Before last autumn, Red Clydeside centenaries were largely concerned with Mary Barbour and the 1915 Rent Strike. This is in part because much work has been done to reclaim the role of women in Glasgow’s radical history. The legacy of battles between tenement residents and sheriff officers, and the celebrated victory of the rent strikers led by Barbour and other women who forced the government to impose rent restrictions have been the focus of commemorations. The contemporary parallels with the housing crisis and Living Rent Campaign are clear, and the huge crowds that gathered to mark the unveiling of Mary Barbour’s statue in Govan in March 2018 were a testament both to the memory of the Rent Strike, and to the precarious housing situation of many in the city today. But over the same period, events to mark the key anti-war strikes, anti-imperialist campaigns and trials of Red Clydeside activists have been largely absent from the commemorative programme. Perhaps it is simply temporal logic that led to memories of industrial action largely taking a back seat until 2019. After all, 1919 is the dominant year in memories of workers’ militancy in the city. However, the deepening sense of political crisis in the present day has renewed focus on Red Clydeside as a challenge to constitutional order and a limited form of representative democracy, whilst internationalism perhaps remains somewhat distant. Unlike the previous decade, the 2010s have seen standards of living, rather than imperialism, define left-wing politics across the UK. At the same time, in 2019, increased militancy among teachers, council workers, and those on zero-hour contracts has brought trade unionism and strike action back to the fore in Glasgow in time for the anniversary of the Battle of George Square.
The early commemorations of Red Clydeside marked it as the closest modern Scotland has come to a revolution. Between the publication of Glasgow shop steward leader, and later Communist MP, Willie Gallacher’s autobiography, Revolt on the Clyde in 1936, and the first performance of Hamish Henderson’s ‘John Maclean’ march in 1948, a folk memory of Red Clydeside emerged that privileged John Maclean. Maclean’s role as an anti-war revolutionary gave succour to the picture of Glasgow as the Petrograd of the west with its very own Lenin. Maclean’s later support for Scottish independence granted writers such as Hugh MacDiarmaid and Alasdair Gray a basis on which to project Red Clydeside as the foundation for a distinctive Scottish radicalism and placed the Red Clyde within the collective memory of Scottish Nationalists too. Maclean was himself involved in organising commemorations for Marx’s centenary and the fortieth anniversary of the Paris Commune of 1871. His politics also increasingly drew on the memory of the Highland Clearances and a kind of Gaelic proto-communism. Maclean’s Scottish Labour College taught industrial history to worker activists, many of whom later became leaders of Scottish Communism, and in this way Red Clydeside laid the groundwork for its own commemoration.

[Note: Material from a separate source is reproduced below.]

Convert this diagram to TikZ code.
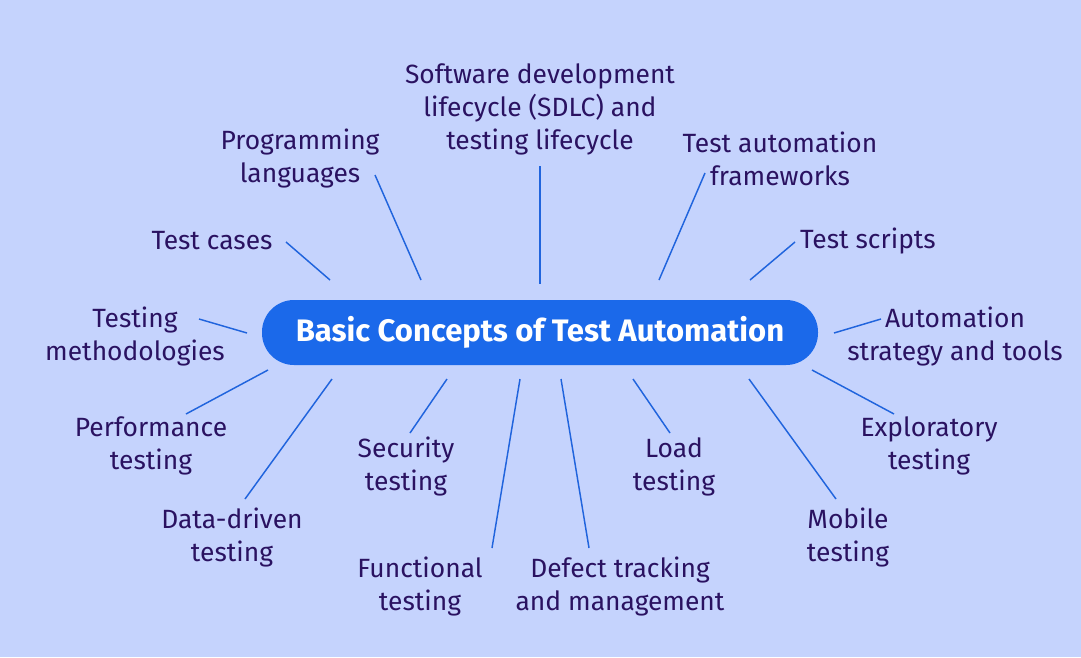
\documentclass[tikz,border=0pt]{standalone}
\usepackage{fontspec}
\setmainfont{Fira Sans}
\usepackage{tikz}
\usetikzlibrary{positioning}
\definecolor{backdrop}{HTML}{C5D3FD}
\definecolor{hubblue}{HTML}{1B69EA}
\definecolor{ink}{HTML}{2A1261}
\definecolor{spokeblue}{HTML}{2064DD}
\tikzset{
  every node/.style={text=ink},
  topic/.style={align=center,inner sep=2pt,font=\fontsize{19.8}{24.75}\selectfont},
  hub/.style={fill=hubblue,rounded corners=24pt,minimum width=417pt,minimum height=48.75pt,
    text=white,font=\fontsize{23.3}{27}\selectfont\bfseries,inner sep=0pt},
  spoke/.style={draw=spokeblue,line width=1.1pt},
}

\begin{document}
\begin{tikzpicture}[x=0.75pt,y=-0.75pt]
  \fill[backdrop] (0,0) rectangle (1081,657);
  \useasboundingbox (0,0) rectangle (1081,657);

  \node[hub] (hub) at (540,332.5) {\raisebox{-1pt}{Basic Concepts of Test Automation}};

  % topics round the hub
  \node[topic] (sdlc) at (540,109) {Software development\\lifecycle (SDLC) and\\testing lifecycle};
  \node[topic] (prog) at (300,159) {Programming\\languages};
  \node[topic] (frame) at (780,159) {Test automation\\frameworks};
  \node[topic] (cases) at (212,241) {Test cases};
  \node[topic] (scripts) at (868,241) {Test scripts};
  \node[topic] (method) at (135,337) {Testing\\methodologies};
  \node[topic] (strat) at (955,337) {Automation\\strategy and tools};
  \node[topic] (perf) at (151,446) {Performance\\testing};
  \node[topic] (explo) at (929,446) {Exploratory\\testing};
  \node[topic] (secur) at (406,467) {Security\\testing};
  \node[topic] (load) at (674,467) {Load\\testing};
  \node[topic] (data) at (232,538) {Data-driven\\testing};
  \node[topic] (mobile) at (848,538) {Mobile\\testing};
  \node[topic] (func) at (420,587) {Functional\\testing};
  \node[topic] (defect) at (620,587) {Defect tracking\\and management};

  % spoke ends
  \coordinate (sdlc-o) at (540,166); \coordinate (sdlc-i) at (540,284);
  \coordinate (prog-o) at (375,175); \coordinate (prog-i) at (421,280);
  \coordinate (frame-o) at (705,173); \coordinate (frame-i) at (659,280);
  \coordinate (cases-o) at (286,242); \coordinate (cases-i) at (330,280);
  \coordinate (scripts-o) at (795,242); \coordinate (scripts-i) at (750,280);
  \coordinate (method-o) at (199,319); \coordinate (method-i) at (247,333);
  \coordinate (strat-o) at (881,319); \coordinate (strat-i) at (834,333);
  \coordinate (perf-o) at (186,414); \coordinate (perf-i) at (268,370);
  \coordinate (explo-o) at (894,414); \coordinate (explo-i) at (812,370);
  \coordinate (secur-o) at (410,433); \coordinate (secur-i) at (447,379);
  \coordinate (load-o) at (670,433); \coordinate (load-i) at (633,379);
  \coordinate (data-o) at (245,499); \coordinate (data-i) at (332,379);
  \coordinate (mobile-o) at (836,499); \coordinate (mobile-i) at (749,379);
  \coordinate (func-o) at (492,548); \coordinate (func-i) at (520,379);
  \coordinate (defect-o) at (589,548); \coordinate (defect-i) at (561,379);

  \draw[spoke] (sdlc-o) -- (sdlc-i);
  \draw[spoke] (prog-o) -- (prog-i);
  \draw[spoke] (frame-o) -- (frame-i);
  \draw[spoke] (cases-o) -- (cases-i);
  \draw[spoke] (scripts-o) -- (scripts-i);
  \draw[spoke] (method-o) -- (method-i);
  \draw[spoke] (strat-o) -- (strat-i);
  \draw[spoke] (perf-o) -- (perf-i);
  \draw[spoke] (explo-o) -- (explo-i);
  \draw[spoke] (secur-o) -- (secur-i);
  \draw[spoke] (load-o) -- (load-i);
  \draw[spoke] (data-o) -- (data-i);
  \draw[spoke] (mobile-o) -- (mobile-i);
  \draw[spoke] (func-o) -- (func-i);
  \draw[spoke] (defect-o) -- (defect-i);
\end{tikzpicture}
\end{document}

The Communist Party of Great Britain (CPGB), exemplified by Gallacher, was also keen to present itself as grounded in national traditions, especially after the turn towards ‘popular front’ politics during the 1930s when it aligned with the Independent Labour Party and nascent SNP.

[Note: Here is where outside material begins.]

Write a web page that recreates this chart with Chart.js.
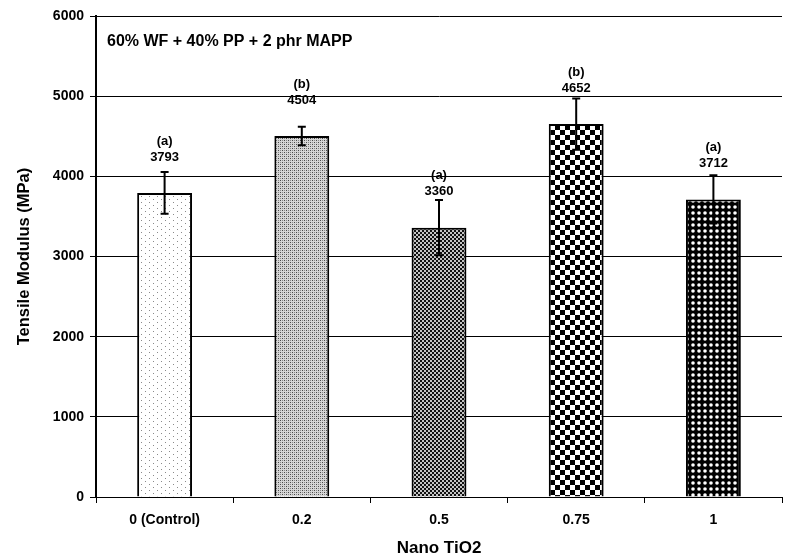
<!DOCTYPE html>
<html lang="en">
<head>
    <meta charset="UTF-8">
    <title>Tensile Modulus vs Nano TiO2</title>
    <style>
        html, body { margin: 0; padding: 0; background: #fff; }
        #holder { width: 786px; height: 559px; }
    </style>
</head>
<body>
    <div id="holder">
        <canvas id="chartCanvas" width="786" height="559"></canvas>
    </div>

    <script src="https://cdn.jsdelivr.net/npm/chart.js"></script>
    <script>
        // Data
        const categories = ['0 (Control)', '0.2', '0.5', '0.75', '1'];
        const modulus = [3793, 4504, 3360, 4652, 3712];
        const errors = [260, 115, 345, 320, 300];
        const groupLetters = ['(a)', '(b)', '(a)', '(b)', '(a)'];
        const yTicks = [0, 1000, 2000, 3000, 4000, 5000, 6000];
        const noteText = '60% WF + 40% PP + 2 phr MAPP';

        const FONT = "'Liberation Sans', Arial, sans-serif";

        // little helper for the fill patterns of the bars
        function makePattern(w, h, draw) {
            const c = document.createElement('canvas');
            c.width = w; c.height = h;
            const g = c.getContext('2d');
            draw(g);
            return document.getElementById('chartCanvas').getContext('2d').createPattern(c, 'repeat');
        }

        const patterns = [
            // sparse grey dots
            makePattern(8, 6, g => {
                g.fillStyle = '#fff'; g.fillRect(0, 0, 8, 6);
                g.fillStyle = '#8a8a8a';
                g.fillRect(1, 1, 1, 1);
                g.fillRect(5, 4, 1, 1);
            }),
            // fine light stipple
            makePattern(4, 4, g => {
                g.fillStyle = '#d6d6d6'; g.fillRect(0, 0, 4, 4);
                g.fillStyle = '#4a4a4a';
                g.fillRect(0, 0, 1, 1);
                g.fillRect(2, 2, 1, 1);
                g.fillStyle = '#8a8a8a';
                g.fillRect(2, 0, 1, 1);
                g.fillRect(0, 2, 1, 1);
            }),
            // small checkerboard
            makePattern(4, 4, g => {
                g.fillStyle = '#c4c4c4'; g.fillRect(0, 0, 4, 4);
                g.fillStyle = '#111';
                g.fillRect(0, 0, 2, 2);
                g.fillRect(2, 2, 2, 2);
            }),
            // large checkerboard
            makePattern(10, 10, g => {
                g.fillStyle = '#fff'; g.fillRect(0, 0, 10, 10);
                g.fillStyle = '#000';
                g.fillRect(0, 0, 5, 5);
                g.fillRect(5, 5, 5, 5);
            }),
            // white dots on black
            makePattern(6, 6, g => {
                g.fillStyle = '#000'; g.fillRect(0, 0, 6, 6);
                g.fillStyle = '#fff';
                g.beginPath();
                g.arc(3, 3, 1.8, 0, Math.PI * 2);
                g.fill();
            })
        ];

        // error bars, letters, values and the note
        const extrasPlugin = {
            id: 'extras',
            afterDatasetsDraw(chart) {
                const ctx = chart.ctx;
                const meta = chart.getDatasetMeta(0);
                const ys = chart.scales.y;
                ctx.save();
                meta.data.forEach((bar, i) => {
                    const x = bar.x;
                    const top = ys.getPixelForValue(modulus[i] + errors[i]);
                    const bot = ys.getPixelForValue(modulus[i] - errors[i]);
                    ctx.strokeStyle = '#000';
                    ctx.lineWidth = 2;
                    ctx.beginPath();
                    ctx.moveTo(x, top); ctx.lineTo(x, bot);
                    ctx.moveTo(x - 4, top); ctx.lineTo(x + 4, top);
                    ctx.moveTo(x - 4, bot); ctx.lineTo(x + 4, bot);
                    ctx.stroke();

                    ctx.fillStyle = '#000';
                    ctx.font = 'bold 13px ' + FONT;
                    ctx.textAlign = 'center';
                    ctx.textBaseline = 'middle';
                    ctx.fillText(String(modulus[i]), x, bar.y - 36);
                    ctx.fillText(groupLetters[i], x, bar.y - 52);
                });
                const area = chart.chartArea;
                ctx.font = 'bold 16px ' + FONT;
                ctx.textAlign = 'left';
                ctx.textBaseline = 'middle';
                ctx.fillText(noteText, area.left + 11, area.top + 26);
                ctx.restore();
            }
        };

        const ctx = document.getElementById('chartCanvas').getContext('2d');
        const chart = new Chart(ctx, {
            type: 'bar',
            data: {
                labels: categories,
                datasets: [{
                    data: modulus,
                    backgroundColor: patterns,
                    borderColor: '#000',
                    borderWidth: 2,
                    borderSkipped: 'start',
                    barPercentage: 0.4,
                    categoryPercentage: 1.0
                }]
            },
            options: {
                responsive: false,
                animation: false,
                layout: { padding: { left: 0, top: 16, right: 4, bottom: 0 } },
                plugins: {
                    legend: { display: false },
                    tooltip: { enabled: false }
                },
                scales: {
                    x: {
                        offset: true,
                        grid: {
                            offset: true,
                            drawOnChartArea: false,
                            drawTicks: true,
                            tickLength: 6,
                            color: '#000'
                        },
                        border: { color: '#000', width: 1 },
                        ticks: {
                            color: '#000',
                            padding: 9,
                            font: { family: FONT, size: 14, weight: 'bold' }
                        },
                        title: {
                            display: true,
                            text: 'Nano TiO2',
                            color: '#000',
                            padding: { top: 4, bottom: 0 },
                            font: { family: FONT, size: 17, weight: 'bold' }
                        },
                        afterFit(scale) { scale.height = 62; }
                    },
                    y: {
                        min: 0,
                        max: 6000,
                        afterBuildTicks(scale) {
                            scale.ticks = yTicks.map(v => ({ value: v }));
                        },
                        grid: {
                            color: '#000',
                            lineWidth: 1,
                            tickLength: 6,
                            drawTicks: true
                        },
                        border: { color: '#000', width: 2 },
                        ticks: {
                            color: '#000',
                            padding: 6,
                            callback: v => String(v),
                            font: { family: FONT, size: 14, weight: 'bold' }
                        },
                        title: {
                            display: true,
                            text: 'Tensile Modulus (MPa)',
                            color: '#000',
                            padding: { top: 15, bottom: 0 },
                            font: { family: FONT, size: 16.5, weight: 'bold' }
                        },
                        afterFit(scale) { scale.width = 96; }
                    }
                }
            },
            plugins: [extrasPlugin]
        });
    </script>
</body>
</html>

More consistent commemorative traditions evolved during the second half of the twentieth century. The formation of a John Maclean Society in 1968 led to the development of an annual graveside commemoration which endures to this day, albeit in low and aging numbers. Nevertheless, Maclean remains a dominant figure in the popular account of Red Clydeside and a key source of inspiration to labour movement socialists and left-wing nationalists, even if neither the SNP or Labour Party officially seek to claim him. Unlike John Wheatley (Labour), Jimmy Maxton (ILP) and Willie Gallacher (CPGB) Maclean died young in 1923 and was not entangled in the compromises that segments of the left made in the years which followed. As Maclean’s legend and those of Red Clydeside grew to epic proportions, and were played out in theatre and song, another aspect of commemoration has been to confront these myths – and to puncture some of their grander claims. Gordon Barclay, a retired archaeologist and military historian has been prominent in these efforts. A quick glance at his Twitter profile reveals ongoing spats with opponents insisting against all evidence that tanks were in fact deployed in George Square following the ‘battle’ in January 1919. The ways in which those tanks are redeployed in the popular imagination by some nationalists and socialists is a key battleground in the ongoing commemorations and in Glasgow’s conception of itself.

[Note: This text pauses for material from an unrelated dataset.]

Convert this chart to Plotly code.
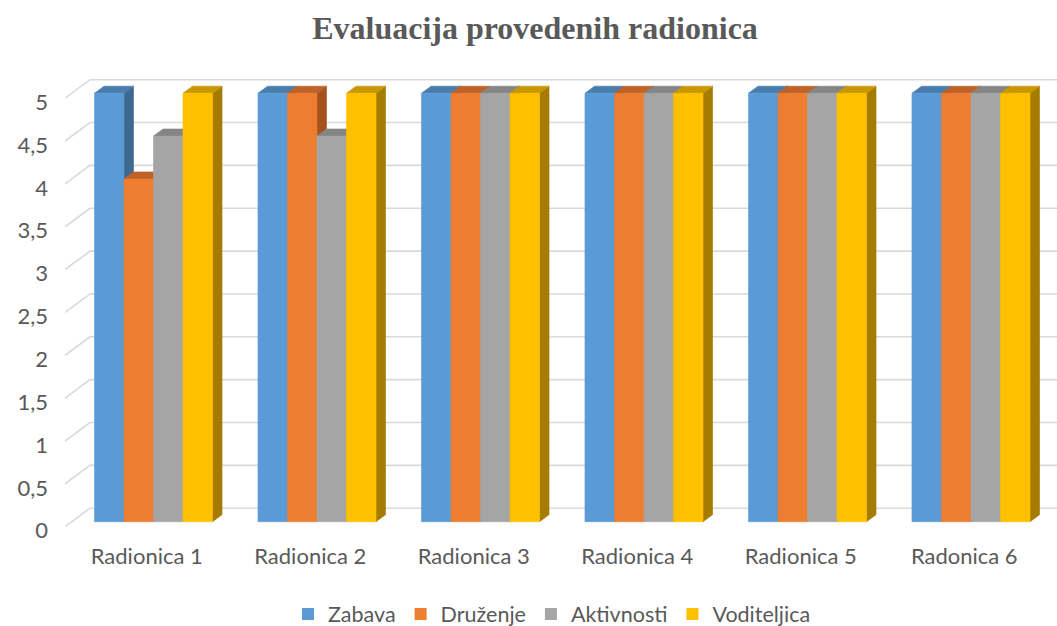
import plotly.graph_objects as go

# ---------------- data ----------------
categories = ["Radionica 1", "Radionica 2", "Radionica 3", "Radionica 4", "Radionica 5", "Radonica 6"]
series_names = ["Zabava", "Druženje", "Aktivnosti", "Voditeljica"]
zabava = [5, 5, 5, 5, 5, 5]
druzenje = [4, 5, 5, 5, 5, 5]
aktivnosti = [4.5, 4.5, 5, 5, 5, 5]
voditeljica = [5, 5, 5, 5, 5, 5]
tick_values = [0, 0.5, 1, 1.5, 2, 2.5, 3, 3.5, 4, 4.5, 5]
tick_labels = ["0", "0,5", "1", "1,5", "2", "2,5", "3", "3,5", "4", "4,5", "5"]

series_values = [zabava, druzenje, aktivnosti, voditeljica]

# ---------------- styling / geometry ----------------
front_colors = ["#5B9BD5", "#ED7D31", "#A5A5A5", "#FFC000"]
top_colors = ["#4A7DAD", "#BF6227", "#858585", "#C99800"]
side_colors = ["#3E6992", "#A6521C", "#767676", "#A57B00"]
TEXT = "#595959"
GRID = "#D9D9D9"

W, H = 1057, 626
ML, MR, MT, MB = 65, 0, 50, 96
plot_w = W - ML - MR
plot_h = H - MT - MB
SLOT_PX = 163.5          # pixels per category
UNIT_PX = 85.7           # pixels per value unit
x_range = [-0.5, -0.5 + plot_w / SLOT_PX]
y_bottom_px = 526.7      # pixel of value 0 on the front plane
y_min = -(MT + plot_h - y_bottom_px) / UNIT_PX
y_range = [y_min, y_min + plot_h / UNIT_PX]

WALL_DX_PX, WALL_DY_PX = 25.0, 18.5  # full depth offset


def depth(t):
    return t * WALL_DX_PX / SLOT_PX, t * WALL_DY_PX / UNIT_PX


T_FRONT, T_BACK = 0.27, 0.65
group_frac = 0.722
bw = group_frac / len(series_names)

fig = go.Figure()

# gridlines (side wall diagonal + back wall)
wdx, wdy = depth(1.0)
gx, gy = [], []
for v in tick_values:
    gx += [x_range[0], x_range[0] + wdx, x_range[1] + 1, None]
    gy += [v, v + wdy, v + wdy, None]
fig.add_trace(go.Scatter(x=gx, y=gy, mode="lines", line=dict(color=GRID, width=1.6),
                         hoverinfo="skip", showlegend=False))

fdx, fdy = depth(T_FRONT)
bdx, bdy = depth(T_BACK)
ddx, ddy = bdx - fdx, bdy - fdy

for j, (name, vals) in enumerate(zip(series_names, series_values)):
    fx, fy, tx, ty, sx, sy = [], [], [], [], [], []
    for i, v in enumerate(vals):
        xc = i + fdx + (j - (len(series_names) - 1) / 2) * bw
        l, r = xc - bw / 2, xc + bw / 2
        b, t = fdy, v + fdy
        fx += [l, r, r, l, l, None]
        fy += [b, b, t, t, b, None]
        tx += [l, r, r + ddx, l + ddx, l, None]
        ty += [t, t, t + ddy, t + ddy, t, None]
        sx += [r, r + ddx, r + ddx, r, r, None]
        sy += [b, b + ddy, t + ddy, t, b, None]
    for xs, ys, col in ((sx, sy, side_colors[j]), (tx, ty, top_colors[j]), (fx, fy, front_colors[j])):
        fig.add_trace(go.Scatter(x=xs, y=ys, mode="lines", fill="toself", fillcolor=col,
                                 line=dict(color=col, width=0.6), hoverinfo="skip",
                                 showlegend=False))
    # legend entry
    fig.add_trace(go.Scatter(x=[None], y=[None], mode="markers", name=name,
                             marker=dict(symbol="square", size=12, color=front_colors[j])))

fig.update_layout(
    width=W, height=H,
    margin=dict(l=ML, r=MR, t=MT, b=MB, autoexpand=False),
    paper_bgcolor="white", plot_bgcolor="white",
    title=dict(text="<b>Evaluacija provedenih radionica</b>", xref="container", x=535 / W,
               xanchor="center", yref="container", y=1 - 28 / H, yanchor="middle",
               font=dict(family="Liberation Serif", size=32, color=TEXT)),
    xaxis=dict(range=x_range, tickvals=list(range(len(categories))), ticktext=categories,
               showgrid=False, zeroline=False, showline=False, ticks="", ticklabelstandoff=11,
               tickfont=dict(family="Lato", size=22, color=TEXT), fixedrange=True,
               automargin=False),
    yaxis=dict(range=y_range, tickvals=tick_values, ticktext=tick_labels,
               showgrid=False, zeroline=False, showline=False, ticks="", ticklabelstandoff=16,
               ticklabelshift=4,
               tickfont=dict(family="Lato", size=22, color=TEXT), fixedrange=True,
               automargin=False),
    legend=dict(orientation="h", xref="container", x=552 / W, xanchor="center",
                yref="container", y=1 - 614 / H, yanchor="middle",
                font=dict(family="Lato", size=21.5, color=TEXT), itemwidth=30,
                tracegroupgap=0),
    showlegend=True,
)

fig.write_html("out.html", config={"displayModeBar": False},
               post_script="document.body.style.margin='0';")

That conception of Glasgow’s radical history has attracted scholars who have subsequently developed accounts of its history. Professors John Foster and Arthur McIvor are both English intellectuals who arrived in Glasgow as relatively young men and have contributed to a more sophisticated academic account of Red Clydeside. The writers of this post were also both partly attracted to study our undergraduate degrees in Glasgow (from Edinburgh and Bristol respectively) in search of a ‘radical city’. Such an image of Glasgow, aided by the commemorations discussed here, continues to draw socialists to the city, though many may be disappointed by what they find at first. Responding to this probably not unusual journey of disillusionment with relatively vapid student politics requires grounding radical histories in a complex and contradictory reality of material pressures. It has meant coming to terms with the fluid nature of traditions that are always re-shaped by interpreting the past in evolving contemporary contexts. Whatever their limitations, the commemoration of working-class struggles for better homes, democracy in the workplace, and peace, challenges the dominant idea that Britain has an exceptional history marked by a popular commitment to moderate constitutional politics. Instead it emphasises episodes where communities, workers and the state resorted to militant confrontations that should not be overlooked.
During the strike for a forty-hour working week, miners in the Lanarkshire coalfield, which included some of eastern Glasgow, stormed their union’s office in the town of Hamilton. The crowd was disappointed by their own official’s moderation. It included revolver-wielding war veterans and also carried a red flag. It’s unlikely that the present-day union officials who themed Glasgow May Day around Red Clydeside had this particular episode in mind. They are not alone. The usable pasts offered by the radicalism of a century or so ago are fuel for Scottish nationalists, social democrats, socialists, syndicalists and housing and workplace campaigners. 1919 provides fuel for a self-professedly radical city preserved in folk songs and well kent stories. It is however, a living and continually renegotiated tradition lent on and redeployed in particular junctures of political struggles and ideological climates.